“I want you to create a wiki page for your great-great-great-great-grandfather,” my aunt said to me, and while my uncle said nothing, I gave my aunt a wide-eyed look. “Don’t look at me like that,” she said, “Pundit Sita Ram was a good man. No harm in highlighting his achievements to the world”. I wanted to inquire the purpose of it all, when my aunt told me about the letter she was writing to the Chandigarh administration telling them how it’d be nice to name the international airport after him to commemorate his birth anniversary. “Aunty, people don’t take kindly to such suggestions. Know what happened to Girish Karnad? The poor man is getting death threats on Twitter! For God’s sake, think about your ten grandchildren; their mums can scarce afford a nanny if you are gone —” My aunt jabbed a finger at me, signalling me to shut up.

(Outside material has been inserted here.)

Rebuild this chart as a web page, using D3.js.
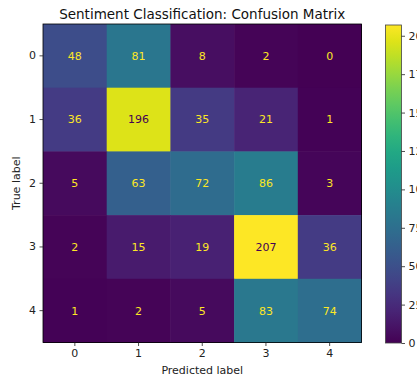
<!DOCTYPE html>
<html>
<head>
<meta charset="utf-8">
<script src="https://cdn.jsdelivr.net/npm/d3@7"></script>
<style>
  body { margin: 0; background: #fff; overflow: hidden; }
  text { font-family: "DejaVu Sans", sans-serif; }
</style>
</head>
<body>
<svg width="417" height="379"></svg>
<script>
var svg = d3.select("svg");

// data
var classes = ["0", "1", "2", "3", "4"];
var row0 = [48, 81, 8, 2, 0];
var row1 = [36, 196, 35, 21, 1];
var row2 = [5, 63, 72, 86, 3];
var row3 = [2, 15, 19, 207, 36];
var row4 = [1, 2, 5, 83, 74];
var matrix = [row0, row1, row2, row3, row4];
var cbarTicks = [0, 25, 50, 75, 100, 125, 150, 175, 200];

// "top" is taken by window.top, so use other names
var mLeft = 43, mTop = 24, size = 318.5;
var vmax = d3.max(matrix, function(r) { return d3.max(r); });
var vmin = 0;

var x = d3.scaleBand().domain(classes).range([mLeft, mLeft + size]);
var y = d3.scaleBand().domain(classes).range([mTop, mTop + size]);
var color = d3.scaleSequential(d3.interpolateViridis).domain([vmin, vmax]);

var cells = [];
matrix.forEach(function(row, i) {
  row.forEach(function(v, j) {
    cells.push({ t: classes[i], p: classes[j], v: v });
  });
});

// heatmap cells
svg.append("g")
  .selectAll("rect")
  .data(cells)
  .enter()
  .append("rect")
  .attr("x", function(d) { return x(d.p); })
  .attr("y", function(d) { return y(d.t); })
  .attr("width", x.bandwidth() + 0.5)
  .attr("height", y.bandwidth() + 0.5)
  .attr("fill", function(d) { return color(d.v); });

// cell values
var thresh = (vmax + vmin) / 2;
svg.append("g")
  .selectAll("text")
  .data(cells)
  .enter()
  .append("text")
  .attr("x", function(d) { return x(d.p) + x.bandwidth() / 2; })
  .attr("y", function(d) { return y(d.t) + y.bandwidth() / 2; })
  .attr("dy", "0.35em")
  .attr("text-anchor", "middle")
  .attr("font-size", "11px")
  .attr("fill", function(d) { return d.v < thresh ? color(vmax) : color(vmin); })
  .text(function(d) { return d.v; });

// frame
svg.append("rect")
  .attr("x", mLeft).attr("y", mTop)
  .attr("width", size).attr("height", size)
  .attr("fill", "none").attr("stroke", "#000").attr("stroke-width", 0.8);

// axes
var xAxis = svg.append("g")
  .attr("transform", "translate(0," + (mTop + size) + ")")
  .call(d3.axisBottom(x).tickSize(3.5).tickPadding(3.5));
var yAxis = svg.append("g")
  .attr("transform", "translate(" + mLeft + ",0)")
  .call(d3.axisLeft(y).tickSize(3.5).tickPadding(3.5));
[xAxis, yAxis].forEach(function(a) {
  a.select(".domain").remove();
  a.selectAll("text").attr("font-size", "11px").attr("fill", "#222")
    .style("font-family", "DejaVu Sans, sans-serif");
  a.selectAll("line").attr("stroke", "#222").attr("stroke-width", 0.8);
});

// labels
svg.append("text")
  .attr("x", mLeft + size / 2).attr("y", 374)
  .attr("text-anchor", "middle").attr("font-size", "11px").attr("fill", "#222")
  .text("Predicted label");
svg.append("text")
  .attr("transform", "translate(20," + (mTop + size / 2) + ") rotate(-90)")
  .attr("text-anchor", "middle").attr("font-size", "11px").attr("fill", "#222")
  .text("True label");
svg.append("text")
  .attr("x", mLeft + size / 2).attr("y", 18.5)
  .attr("text-anchor", "middle").attr("font-size", "13.5px").attr("fill", "#111")
  .text("Sentiment Classification: Confusion Matrix");

// colorbar
var cbX = 385.5, cbW = 16, cbTop = 25, cbBot = 343;
var cy = d3.scaleLinear().domain([vmin, vmax]).range([cbBot, cbTop]);
var defs = svg.append("defs");
var grad = defs.append("linearGradient")
  .attr("id", "cbar").attr("x1", "0").attr("y1", "1").attr("x2", "0").attr("y2", "0");
d3.range(0, 1.0001, 0.05).forEach(function(t) {
  grad.append("stop").attr("offset", t).attr("stop-color", color(vmin + t * (vmax - vmin)));
});
svg.append("rect")
  .attr("x", cbX).attr("y", cbTop).attr("width", cbW).attr("height", cbBot - cbTop)
  .attr("fill", "url(#cbar)").attr("stroke", "#444").attr("stroke-width", 0.8);
var cAxis = svg.append("g")
  .attr("transform", "translate(" + (cbX + cbW) + ",0)")
  .call(d3.axisRight(cy).tickValues(cbarTicks).tickSize(3.5).tickPadding(3.5));
cAxis.select(".domain").remove();
cAxis.selectAll("text").attr("font-size", "11px").attr("fill", "#222")
  .style("font-family", "DejaVu Sans, sans-serif");
cAxis.selectAll("line").attr("stroke", "#222").attr("stroke-width", 0.8);
</script>
</body>
</html>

As I sat down to create a profile of my 19th century ancestor, I realised we did not have a single picture of his. “Oh, that’s not a problem,” my aunt said. “Take an old picture of mine, shave off the hair, put a handlebar moustache and use a photo editor online to make it look like a painting.” My uncle gave a comical laugh. “Offo! Facial features repeat after every few generations, don’t you know that? I’m sure Pundit Sita Ram had a long face, pointed nose and thick lips, just like me. Problem sorted.” What about his achievements, I wanted to ask, when my aunt told me about a trip to her native village where she met a long lost relative who gave her a battered copy of a journal that my ancestor used to keep. “I read it cover to cover,” she said. “He had seven sons and eight daughters. A quarter of them died from small pox, the remaining from some other disease. May their souls rest in peace!”
I thought of giving this journal a shot, but found nothing too exemplary. “He wasn’t a freedom fighter, aunty, neither was he a mathematician, nor an explorer. He was a tax collector and if nothing else, he must have made the lives of people around him more miserable. Even if the government overlooks those facts, I’m not sure how the right and left wing parties would react.” My aunt sniffed at my argument. “You are forgetting the power of the common man, my dear,” she said to me. “We don’t have to be a Tipu Sultan to be remembered. An ordinary citizen who has done his duties might be remembered just as well, agree to that?” The government was better off making atta dal cheaper rather than spend money on commemorating birth anniversaries of people, I wanted to say, but it was useless.
I had just about started writing content for the wiki page, when I got distracted again. “Aunty, look, look, Ryan Gosling is celebrating his 35th birthday. If nothing else, my ancestor at least shared his birthday with a Hollywood star, what say?” As my aunt and I scanned Gosling’s pictures online, my uncle folded his newspaper and strode towards the cabinet in the drawing room. “Drinking this early?” my aunt asked him. “Now that no one remembers my birthday, that’s what I have to do,” he replied, “take some gin, lime and tonic water, pour myself a long nice drink and relax.” Needless to say, my uncle drank himself to sleep on his sixty-seventh birthday, while we spent the day remembering birthdays of ancestors long gone.